Dabei geht es laut WKStA nicht nur um geschönte Umfrageergebnisse, sondern auch um eine „die Interessen von Sebastian Kurz und der Gruppe seiner Vertrauten fördernden Kommentierung durch Wolfgang Fellner oder andere Akteure“. Die Gesamtkosten der Inserate, die keinen Bezug zur Tätigkeit des Finanzministeriums gehabt hätten, sollen dabei eine Million überstiegen haben. Dadurch sollen die Tatbestände Bestechung und Bestechlichkeit erfüllt sein.

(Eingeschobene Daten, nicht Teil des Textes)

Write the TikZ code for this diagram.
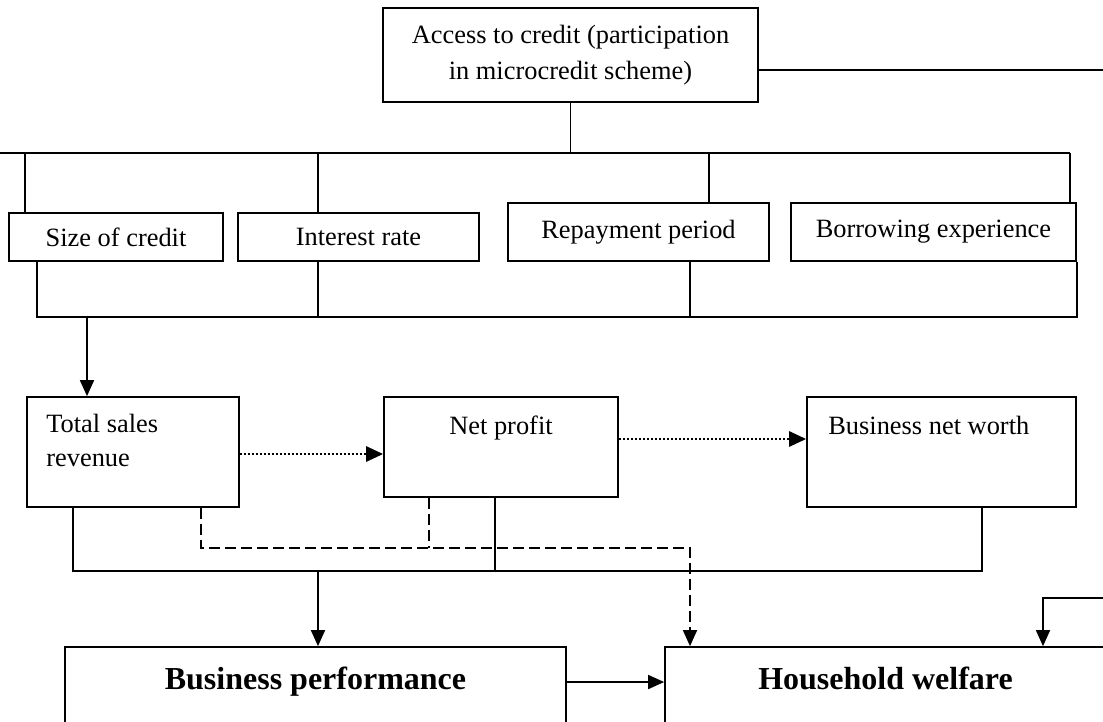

Die Mediengruppe Österreich weist die Vorwürfe auf ihrer Homepage zurück: Den Ermittlungen der WKStA lägen "schwere Missverständnisse zugrunde".
Fellner wies dies alles am Donnerstag in seiner abendlichen Talksendung „Fellner live“ wortreich in 45 Minuten zurück. Er bezeichnete Thomas Schmid mehrmals als „Münchhausen“ und sagte, alle Meinungsumfragen hätten damals Kurz weit vor Mitterlehner gesehen. Und die Rechnungen seien in der Amtszeit von Finanzminister Hans-Jörg-Schelling ausgestellt worden. Etwas skurril: Fellner wurde von seinem ehemaligen Chefredakteur Richard Schmitt interviewt, der nun das Boulevardmedium exxpress.at leitet.
Belästigungsvorwurf
Neben Zeitung, Internetportal und Radio betreibt Fellner auch einen TV-Sender, bei dem regelmäßig aktive und ehemalige Politiker auftreten. Der Sender hat ihm auch einen Sexismus-Vorwurf beschert: Zwei ehemalige Mitarbeiterinnen, Raphaela Scharf und Katia Wagner, werfen Wolfgang Fellner sexuelle Belästigung vor. Er streitet die Vorwürfe vehement ab, es laufen dazu mehrere Verfahren. Nach einem viel beachteten Interview der beiden Frauen auf Puls4 hatte Wolfgang Fellner vorübergehend eine Bildschirmpause verkündet.